• [Written problem]:
Exactly as written, set down the lines from the top of the entries through the line bearing "import plotly.graph_objects as go", with every picture left out.

Source code of charts
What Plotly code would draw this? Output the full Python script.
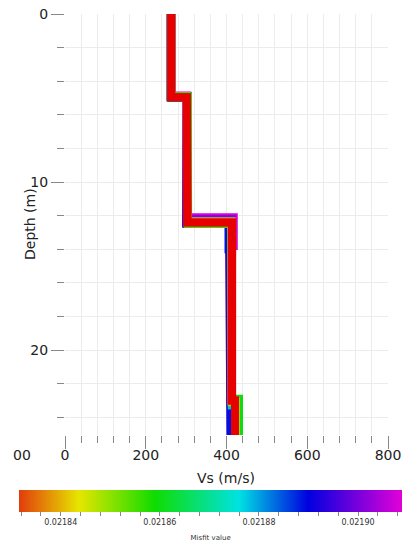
import plotly.graph_objects as go

# ---------------- data ----------------
# Each model: misfit, layer Vs values (m/s), layer bottom depths (m)
misfits = [0.021908, 0.021902, 0.021894, 0.021889, 0.021878, 0.021868, 0.021860,
           0.021850, 0.021842, 0.021830, 0.021828]
vs_layers = [
    [264, 303, 302, 418, 411, 417],
    [262, 304, 303, 414, 410, 420],
    [261, 301, 300, 406, 409, 410],
    [263, 302, 301, 405, 410, 411],
    [263, 303, 304, 411, 413, 424],
    [262, 303, 304, 413, 412, 427],
    [263, 304, 305, 414, 413, 431],
    [262, 303, 303, 412, 413, 423],
    [263, 302, 303, 413, 412, 422],
    [263, 301, 302, 413, 412, 421],
    [263, 302, 304, 414, 414, 421],
]
depth_bottoms = [
    [4.85, 7.9, 12.1, 13.8, 23.0],
    [4.9, 8.0, 12.2, 13.7, 23.1],
    [4.95, 8.1, 12.45, 14.2, 23.7],
    [5.0, 7.9, 12.5, 14.0, 23.9],
    [4.9, 8.0, 12.35, 13.9, 23.3],
    [4.95, 8.0, 12.4, 13.7, 23.0],
    [4.9, 7.9, 12.5, 13.8, 22.9],
    [4.95, 8.0, 12.45, 13.9, 23.1],
    [4.92, 8.0, 12.35, 13.9, 23.0],
    [4.95, 8.1, 12.4, 13.8, 23.0],
    [4.95, 8.0, 12.4, 13.9, 23.0],
]
max_depth = 26

x_tickvals = [0, 200, 400, 600, 800]
y_tickvals = [0, 10, 20]
cb_major_labels = ["0.02184", "0.02186", "0.02188", "0.02190"]
cb_min, cb_max = 0.0218316, 0.0219089
cb_tick_start, cb_tick_step, cb_tick_count = 0.021832, 0.000004, 20

colorscale = [
    [0.0, "#e23c0c"],
    [0.157, "#e6e600"],
    [0.354, "#10dc00"],
    [0.574, "#00e2e2"],
    [0.755, "#0000e0"],
    [1.0, "#e200d8"],
]
# models better than the colour-bar minimum are drawn pure red
best_color = "#e60000"

W, H = 405, 542
L, R, T, B = 65, 17, 14, 107


def hex2rgb(h):
    h = h.lstrip("#")
    return [int(h[i:i + 2], 16) for i in (0, 2, 4)]


def color_at(v):
    if v < cb_min:
        return best_color
    t = (v - cb_min) / (cb_max - cb_min)
    t = max(0.0, min(1.0, t))
    for (t0, c0), (t1, c1) in zip(colorscale[:-1], colorscale[1:]):
        if t0 <= t <= t1:
            f = (t - t0) / (t1 - t0) if t1 > t0 else 0
            a, b = hex2rgb(c0), hex2rgb(c1)
            r = [round(a[i] + (b[i] - a[i]) * f) for i in range(3)]
            return "rgb(%d,%d,%d)" % tuple(r)
    return colorscale[-1][1]


fig = go.Figure()

# draw worst misfit first, best last (on top)
order = sorted(range(len(misfits)), key=lambda i: -misfits[i])
for i in order:
    vs = vs_layers[i]
    bots = depth_bottoms[i] + [max_depth]
    xs, ys = [], []
    top = 0
    for v, b in zip(vs, bots):
        xs += [v, v]
        ys += [top, b]
        top = b
    fig.add_trace(go.Scatter(
        x=xs, y=ys, mode="lines",
        line=dict(color=color_at(misfits[i]), width=8),
        hoverinfo="skip", showlegend=False,
    ))

# colorbar carrier
cb_ticks = [round(cb_tick_start + k * cb_tick_step, 7) for k in range(cb_tick_count)]
cb_text = ["" for _ in cb_ticks]
for j, lab in enumerate(cb_major_labels):
    cb_text[2 + 5 * j] = lab

fig.add_trace(go.Scatter(
    x=[None, None], y=[None, None], mode="markers",
    marker=dict(
        color=[cb_min, cb_max], cmin=cb_min, cmax=cb_max,
        colorscale=colorscale, showscale=True,
        colorbar=dict(
            orientation="h",
            xref="container", yref="container",
            x=24 / W, xanchor="left",
            y=1 - 490 / H, yanchor="top",
            len=383, lenmode="pixels",
            thickness=22, thicknessmode="pixels",
            xpad=0, ypad=0,
            outlinewidth=0,
            ticks="outside", ticklen=4, tickcolor="#888", tickwidth=1,
            tickvals=cb_ticks, ticktext=cb_text,
            ticklabeloverflow="allow",
            tickfont=dict(family="DejaVu Sans", size=8, color="#333"),
            title=dict(text="Misfit value", side="bottom",
                       font=dict(family="DejaVu Sans", size=7, color="#333")),
        ),
    ),
    hoverinfo="skip", showlegend=False,
))

grid_c = "#ececec"
fig.update_xaxes(
    range=[0, 800], tickvals=x_tickvals, ticks="outside", ticklen=13,
    tickcolor="#888", tickwidth=1, ticklabelstandoff=-6,
    showgrid=True, gridcolor=grid_c, gridwidth=1,
    minor=dict(dtick=40, ticks="outside", ticklen=7, tickcolor="#888",
               showgrid=True, gridcolor=grid_c),
    zeroline=False, showline=False,
    tickfont=dict(family="DejaVu Sans", size=14, color="#222"),
)
fig.update_yaxes(
    range=[25.05, 0], tickvals=y_tickvals, ticks="outside", ticklen=13,
    tickcolor="#888", tickwidth=1,
    showgrid=True, gridcolor=grid_c,
    minor=dict(dtick=2, ticks="outside", ticklen=7, tickcolor="#888",
               showgrid=True, gridcolor=grid_c),
    zeroline=False, showline=False,
    tickfont=dict(family="DejaVu Sans", size=14, color="#222"),
)

pw, ph = W - L - R, H - T - B


def px_to_paper(px, py):
    return (px - L) / pw, (H - B - py) / ph


ax_title_font = dict(family="DejaVu Sans", size=14, color="#222")
tx, ty = px_to_paper(226, 478)
fig.add_annotation(text="Vs (m/s)", xref="paper", yref="paper", x=tx, y=ty,
                   xanchor="center", yanchor="middle", showarrow=False,
                   font=ax_title_font)
tx, ty = px_to_paper(30, 224)
fig.add_annotation(text="Depth (m)", xref="paper", yref="paper", x=tx, y=ty,
                   xanchor="center", yanchor="middle", showarrow=False,
                   textangle=-90, font=ax_title_font)
tx, ty = px_to_paper(22, 455)
fig.add_annotation(text="00", xref="paper", yref="paper", x=tx, y=ty,
                   xanchor="center", yanchor="middle", showarrow=False,
                   font=ax_title_font)

fig.update_layout(
    width=W, height=H,
    margin=dict(l=L, r=R, t=T, b=B, autoexpand=False),
    paper_bgcolor="white", plot_bgcolor="white",
)

fig.write_html("out.html", config={"displayModeBar": False},
               post_script="document.body.style.margin='0px';")
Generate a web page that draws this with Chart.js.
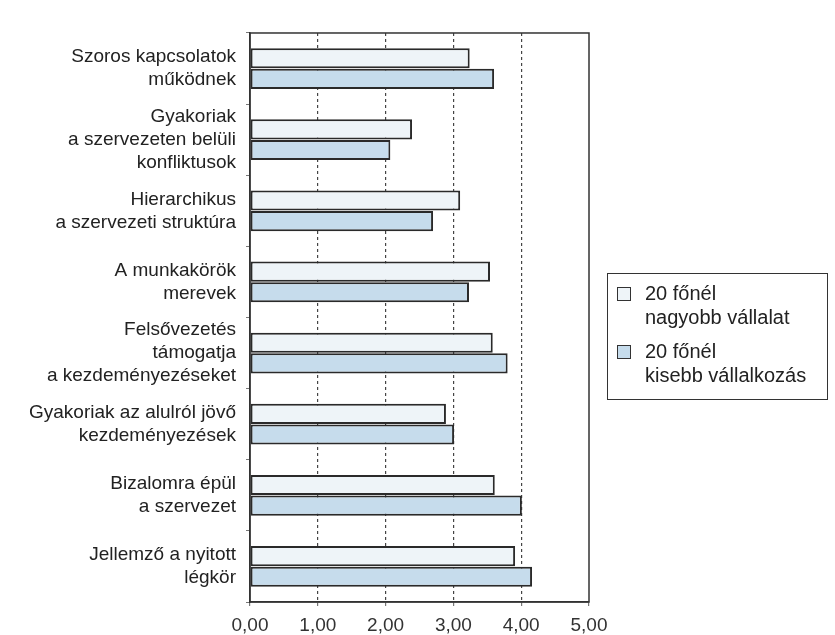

• [Answer]:
What Plotly code would draw this? Output the full Python script.
import plotly.graph_objects as go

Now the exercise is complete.